The first thing I type in any IF game is EXAMINE ME. Or, more accurately, X ME. Abbreviations are less work, y’know? (Notice how I abbreviated “you know?” I totally saved two keystrokes there, which I can save for something more important later on, like an extra “to” or something.) The first response I got from Nerd Quest was “Not possible.” The second response was “Not possible.” About half the things I typed were “Not possible,” and that was using the walkthrough. “Not possible” is Nerd Quest‘s sole error message. Why is X ME not possible? Maybe because Nerd Quest doesn’t seem to recognize X, or even EXAMINE–you have to LOOK AT things. Or maybe because your character doesn’t have a mirror handy. Who knows? Nerd Quest‘s author has seen that TADS and Inform have error messages, but doesn’t understand what they’re for–to tell the player why the game hasn’t understood what they typed (“That’s not a verb I recognize.”), and distinguish the situation from something that failed to work in-game (“It is fixed in place,” or “You can only do that to something animate”). “Not possible” tells you nothing. It’s the tersest error message ever.

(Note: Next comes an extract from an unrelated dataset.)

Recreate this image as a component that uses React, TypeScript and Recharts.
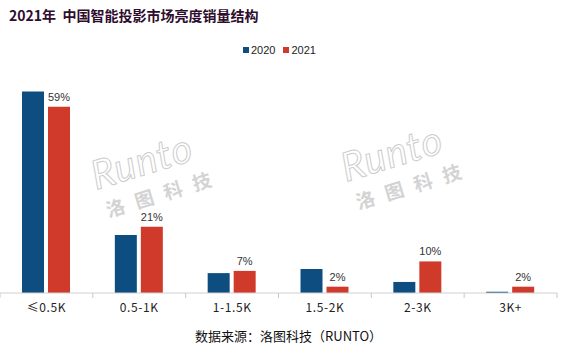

The whole game is terse, where it’s not illiterate. Room descriptions are a couple of sentences long, and the sentences tend to be things like “There is trapdoor here.” The conference room contains a “beamer.” What’s a “beamer?” Type LOOK AT BEAMER and the game clarifies: “An expensive beamer.” I guess that clears that up.
You’ll need a walkthrough to finish this; between the prose and the fiddly parser it’s often impossible to work out what’s happening or how to proceed. But don’t bother; all you get is a moronic little story about a guy who blowguns a laxitive into his boss’s coffee. Maybe this is the stupider cousin of the guy who trashed the cafe in April in Paris.